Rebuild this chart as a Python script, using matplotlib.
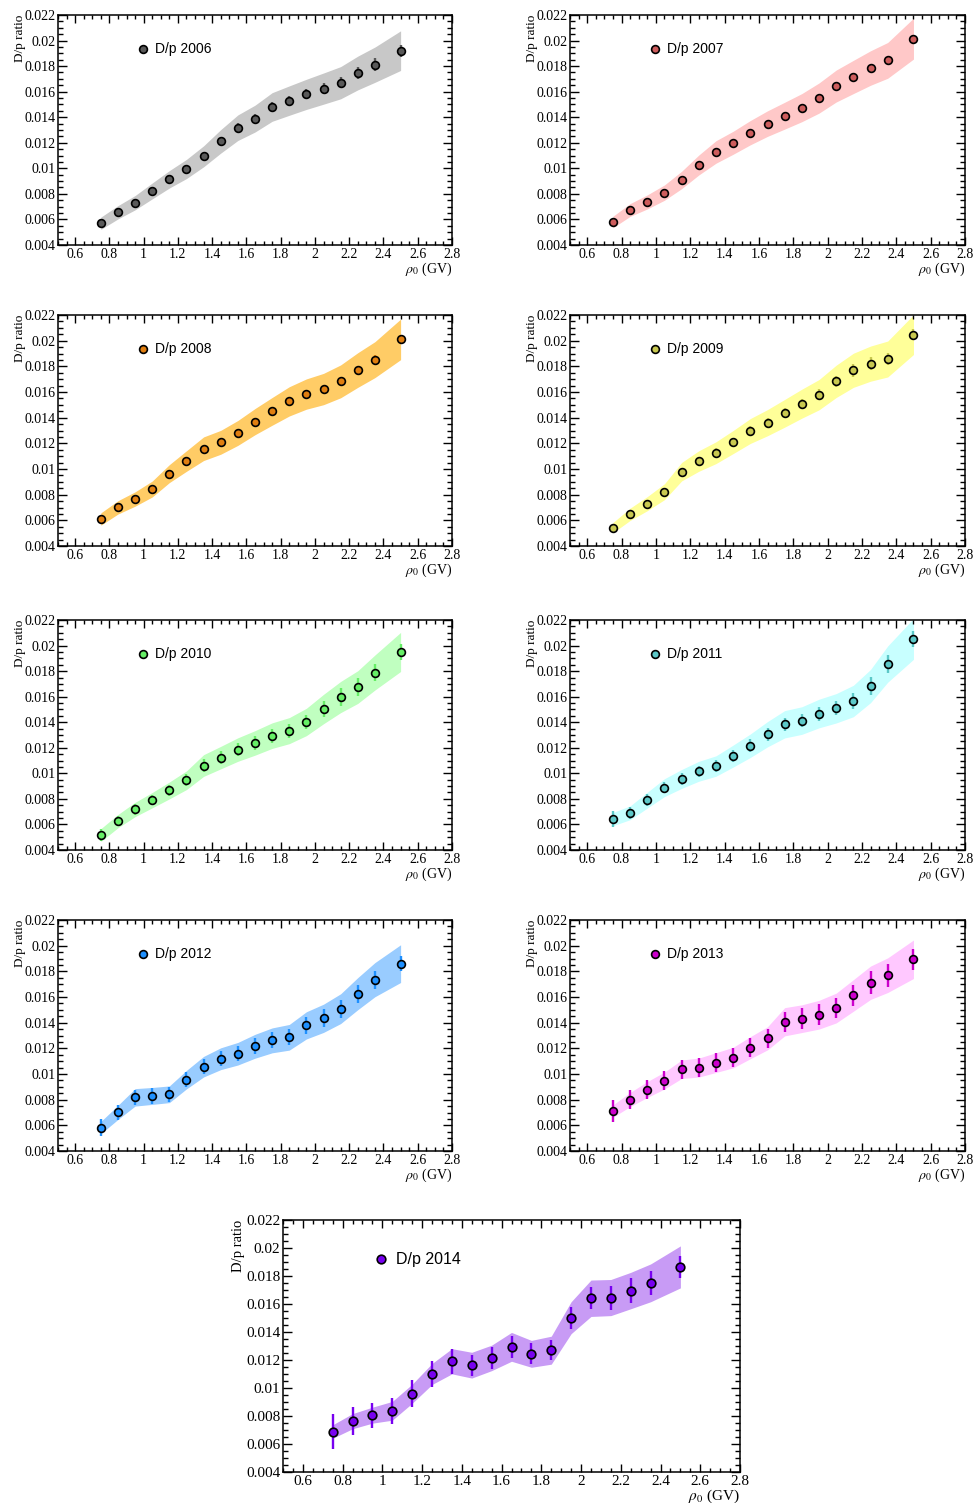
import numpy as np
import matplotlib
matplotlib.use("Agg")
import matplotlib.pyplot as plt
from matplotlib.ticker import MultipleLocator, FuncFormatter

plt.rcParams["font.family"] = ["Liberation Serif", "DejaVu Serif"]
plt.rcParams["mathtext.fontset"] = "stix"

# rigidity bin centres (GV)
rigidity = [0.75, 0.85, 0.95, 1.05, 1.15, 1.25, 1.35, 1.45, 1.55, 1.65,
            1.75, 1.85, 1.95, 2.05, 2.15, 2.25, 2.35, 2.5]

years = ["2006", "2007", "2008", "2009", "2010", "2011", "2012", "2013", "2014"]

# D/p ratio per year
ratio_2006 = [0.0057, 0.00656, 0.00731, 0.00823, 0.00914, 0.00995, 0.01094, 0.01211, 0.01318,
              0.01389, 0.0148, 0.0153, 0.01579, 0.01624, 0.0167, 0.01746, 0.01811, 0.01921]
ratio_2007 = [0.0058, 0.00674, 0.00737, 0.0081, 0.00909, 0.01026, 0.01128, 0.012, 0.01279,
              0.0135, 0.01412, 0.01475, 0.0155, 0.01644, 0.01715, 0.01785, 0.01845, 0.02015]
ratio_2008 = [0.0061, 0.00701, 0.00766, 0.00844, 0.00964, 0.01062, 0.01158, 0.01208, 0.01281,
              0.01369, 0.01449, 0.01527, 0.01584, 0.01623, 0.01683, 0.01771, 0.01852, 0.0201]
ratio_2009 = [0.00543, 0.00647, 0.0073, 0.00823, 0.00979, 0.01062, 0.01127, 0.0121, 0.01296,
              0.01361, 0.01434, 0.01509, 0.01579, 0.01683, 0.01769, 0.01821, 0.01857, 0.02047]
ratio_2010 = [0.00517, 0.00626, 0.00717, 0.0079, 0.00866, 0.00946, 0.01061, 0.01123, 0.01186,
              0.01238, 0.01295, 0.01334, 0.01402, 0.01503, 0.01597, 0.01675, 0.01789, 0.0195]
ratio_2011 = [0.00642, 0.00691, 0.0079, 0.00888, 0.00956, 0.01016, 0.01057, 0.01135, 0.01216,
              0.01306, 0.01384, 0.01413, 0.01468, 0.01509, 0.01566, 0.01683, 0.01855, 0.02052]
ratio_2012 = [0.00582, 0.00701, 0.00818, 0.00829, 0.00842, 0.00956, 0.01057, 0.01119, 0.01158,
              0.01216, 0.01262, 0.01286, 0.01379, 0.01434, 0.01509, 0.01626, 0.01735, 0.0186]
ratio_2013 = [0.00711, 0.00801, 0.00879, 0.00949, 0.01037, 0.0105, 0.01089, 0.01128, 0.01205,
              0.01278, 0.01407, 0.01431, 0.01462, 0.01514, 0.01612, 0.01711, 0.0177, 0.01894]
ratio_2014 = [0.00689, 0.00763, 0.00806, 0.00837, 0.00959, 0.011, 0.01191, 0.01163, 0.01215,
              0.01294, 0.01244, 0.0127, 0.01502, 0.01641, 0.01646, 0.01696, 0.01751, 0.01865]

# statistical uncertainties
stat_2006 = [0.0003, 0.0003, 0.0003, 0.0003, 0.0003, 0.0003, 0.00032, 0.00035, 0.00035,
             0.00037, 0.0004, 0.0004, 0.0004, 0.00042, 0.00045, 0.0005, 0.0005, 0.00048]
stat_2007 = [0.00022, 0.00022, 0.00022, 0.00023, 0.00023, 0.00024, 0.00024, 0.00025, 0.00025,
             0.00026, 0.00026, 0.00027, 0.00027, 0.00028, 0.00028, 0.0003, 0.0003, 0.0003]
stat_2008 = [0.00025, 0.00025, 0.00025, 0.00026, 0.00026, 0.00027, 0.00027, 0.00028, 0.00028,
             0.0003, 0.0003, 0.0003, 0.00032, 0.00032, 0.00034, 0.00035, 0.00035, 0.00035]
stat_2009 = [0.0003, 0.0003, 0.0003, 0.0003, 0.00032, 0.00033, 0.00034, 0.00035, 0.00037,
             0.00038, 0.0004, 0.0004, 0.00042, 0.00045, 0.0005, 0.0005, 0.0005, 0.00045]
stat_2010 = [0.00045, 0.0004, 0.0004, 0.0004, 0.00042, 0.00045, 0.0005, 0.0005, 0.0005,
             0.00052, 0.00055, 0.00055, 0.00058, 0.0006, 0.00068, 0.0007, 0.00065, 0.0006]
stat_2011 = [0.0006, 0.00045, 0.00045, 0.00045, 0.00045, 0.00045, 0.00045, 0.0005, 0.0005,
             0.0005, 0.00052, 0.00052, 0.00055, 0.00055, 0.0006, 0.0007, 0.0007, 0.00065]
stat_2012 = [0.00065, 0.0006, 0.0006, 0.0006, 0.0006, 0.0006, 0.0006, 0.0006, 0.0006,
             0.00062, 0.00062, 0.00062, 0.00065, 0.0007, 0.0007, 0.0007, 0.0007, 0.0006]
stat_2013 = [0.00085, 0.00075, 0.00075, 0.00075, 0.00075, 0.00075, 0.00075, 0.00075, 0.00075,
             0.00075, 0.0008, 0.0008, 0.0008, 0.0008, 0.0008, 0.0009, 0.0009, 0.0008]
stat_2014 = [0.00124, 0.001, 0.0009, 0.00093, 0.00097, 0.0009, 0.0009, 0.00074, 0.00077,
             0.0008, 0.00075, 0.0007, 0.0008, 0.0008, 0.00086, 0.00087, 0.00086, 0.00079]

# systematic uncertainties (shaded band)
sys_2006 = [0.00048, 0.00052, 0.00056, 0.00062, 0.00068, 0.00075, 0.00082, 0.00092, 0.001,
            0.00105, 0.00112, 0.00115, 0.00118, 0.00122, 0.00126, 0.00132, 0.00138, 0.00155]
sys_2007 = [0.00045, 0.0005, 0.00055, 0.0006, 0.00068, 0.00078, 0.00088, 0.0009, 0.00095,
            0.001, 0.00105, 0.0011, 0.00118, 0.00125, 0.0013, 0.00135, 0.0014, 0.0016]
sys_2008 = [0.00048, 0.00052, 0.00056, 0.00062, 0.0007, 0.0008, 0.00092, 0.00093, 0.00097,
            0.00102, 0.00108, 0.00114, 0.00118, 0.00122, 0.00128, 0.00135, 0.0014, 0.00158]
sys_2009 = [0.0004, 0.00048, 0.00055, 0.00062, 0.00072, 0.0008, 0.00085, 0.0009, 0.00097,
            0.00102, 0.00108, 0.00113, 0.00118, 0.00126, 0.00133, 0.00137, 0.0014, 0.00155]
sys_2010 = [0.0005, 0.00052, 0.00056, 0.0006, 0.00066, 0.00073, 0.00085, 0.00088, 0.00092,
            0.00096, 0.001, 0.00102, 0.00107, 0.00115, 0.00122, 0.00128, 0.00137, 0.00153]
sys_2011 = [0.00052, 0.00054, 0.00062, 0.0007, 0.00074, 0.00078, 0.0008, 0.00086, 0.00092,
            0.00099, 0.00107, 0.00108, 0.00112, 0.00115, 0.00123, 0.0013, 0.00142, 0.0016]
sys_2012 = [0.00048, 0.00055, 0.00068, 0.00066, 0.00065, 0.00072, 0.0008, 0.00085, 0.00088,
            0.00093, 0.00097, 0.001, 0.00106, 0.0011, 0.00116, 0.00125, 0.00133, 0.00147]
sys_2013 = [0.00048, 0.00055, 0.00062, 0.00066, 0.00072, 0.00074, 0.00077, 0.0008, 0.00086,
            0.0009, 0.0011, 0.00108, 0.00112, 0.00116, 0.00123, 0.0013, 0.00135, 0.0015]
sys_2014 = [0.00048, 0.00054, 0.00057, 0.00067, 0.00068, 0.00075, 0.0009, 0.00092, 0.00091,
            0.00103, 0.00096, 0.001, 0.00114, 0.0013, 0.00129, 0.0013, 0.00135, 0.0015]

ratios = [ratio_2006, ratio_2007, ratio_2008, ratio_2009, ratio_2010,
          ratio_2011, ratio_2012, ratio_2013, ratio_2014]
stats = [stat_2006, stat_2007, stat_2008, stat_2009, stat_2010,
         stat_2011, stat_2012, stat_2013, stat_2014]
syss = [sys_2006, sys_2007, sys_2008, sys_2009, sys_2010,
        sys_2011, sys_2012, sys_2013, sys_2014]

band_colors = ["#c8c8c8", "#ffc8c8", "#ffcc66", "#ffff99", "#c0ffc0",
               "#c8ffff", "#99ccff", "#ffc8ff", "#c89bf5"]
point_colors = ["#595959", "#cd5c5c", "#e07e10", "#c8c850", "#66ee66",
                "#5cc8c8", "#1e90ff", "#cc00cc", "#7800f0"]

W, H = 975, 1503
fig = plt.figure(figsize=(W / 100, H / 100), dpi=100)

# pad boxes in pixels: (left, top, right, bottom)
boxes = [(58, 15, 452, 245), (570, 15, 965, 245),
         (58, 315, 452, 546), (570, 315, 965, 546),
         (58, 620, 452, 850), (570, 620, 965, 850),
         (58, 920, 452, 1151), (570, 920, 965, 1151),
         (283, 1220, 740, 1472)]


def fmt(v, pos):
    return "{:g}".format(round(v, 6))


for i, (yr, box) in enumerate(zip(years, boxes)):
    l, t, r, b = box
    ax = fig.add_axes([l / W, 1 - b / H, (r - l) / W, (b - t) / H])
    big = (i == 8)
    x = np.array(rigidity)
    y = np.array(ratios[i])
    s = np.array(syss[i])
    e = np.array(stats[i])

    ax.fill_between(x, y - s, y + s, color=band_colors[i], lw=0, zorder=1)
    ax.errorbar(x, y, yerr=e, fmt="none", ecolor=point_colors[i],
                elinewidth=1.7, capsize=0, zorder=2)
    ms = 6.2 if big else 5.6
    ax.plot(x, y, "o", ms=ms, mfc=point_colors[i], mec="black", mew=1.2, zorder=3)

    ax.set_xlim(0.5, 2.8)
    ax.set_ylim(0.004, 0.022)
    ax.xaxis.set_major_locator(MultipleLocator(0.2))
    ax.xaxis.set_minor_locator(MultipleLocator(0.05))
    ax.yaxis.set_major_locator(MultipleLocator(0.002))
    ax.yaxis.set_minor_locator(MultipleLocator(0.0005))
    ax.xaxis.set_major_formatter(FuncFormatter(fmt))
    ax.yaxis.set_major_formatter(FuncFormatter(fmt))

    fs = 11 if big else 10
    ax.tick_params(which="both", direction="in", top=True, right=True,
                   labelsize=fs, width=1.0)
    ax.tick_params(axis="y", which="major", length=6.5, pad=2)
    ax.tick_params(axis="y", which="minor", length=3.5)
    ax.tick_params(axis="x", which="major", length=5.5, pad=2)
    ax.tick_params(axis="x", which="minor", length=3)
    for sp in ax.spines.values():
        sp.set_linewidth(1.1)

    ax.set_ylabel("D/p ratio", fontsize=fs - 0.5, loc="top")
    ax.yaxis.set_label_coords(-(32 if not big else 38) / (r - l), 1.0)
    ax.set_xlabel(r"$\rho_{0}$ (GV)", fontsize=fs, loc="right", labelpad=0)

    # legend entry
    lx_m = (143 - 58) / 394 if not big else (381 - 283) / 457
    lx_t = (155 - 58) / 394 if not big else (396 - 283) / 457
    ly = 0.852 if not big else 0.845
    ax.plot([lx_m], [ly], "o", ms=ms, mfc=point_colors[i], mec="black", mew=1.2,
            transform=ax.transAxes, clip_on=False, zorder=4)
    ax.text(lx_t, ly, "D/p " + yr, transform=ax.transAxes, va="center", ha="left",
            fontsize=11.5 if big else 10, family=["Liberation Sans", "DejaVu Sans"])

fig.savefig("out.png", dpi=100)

——————

# What needs to be done:
Quote, exactly and only, the lines from the first line of the data above through the line containing "from matplotlib.ticker import". The pictures do not belong in it.

# Reply:
Rebuild this chart as a Python script, using matplotlib.
import numpy as np
import matplotlib
matplotlib.use("Agg")
import matplotlib.pyplot as plt
from matplotlib.ticker import MultipleLocator, FuncFormatter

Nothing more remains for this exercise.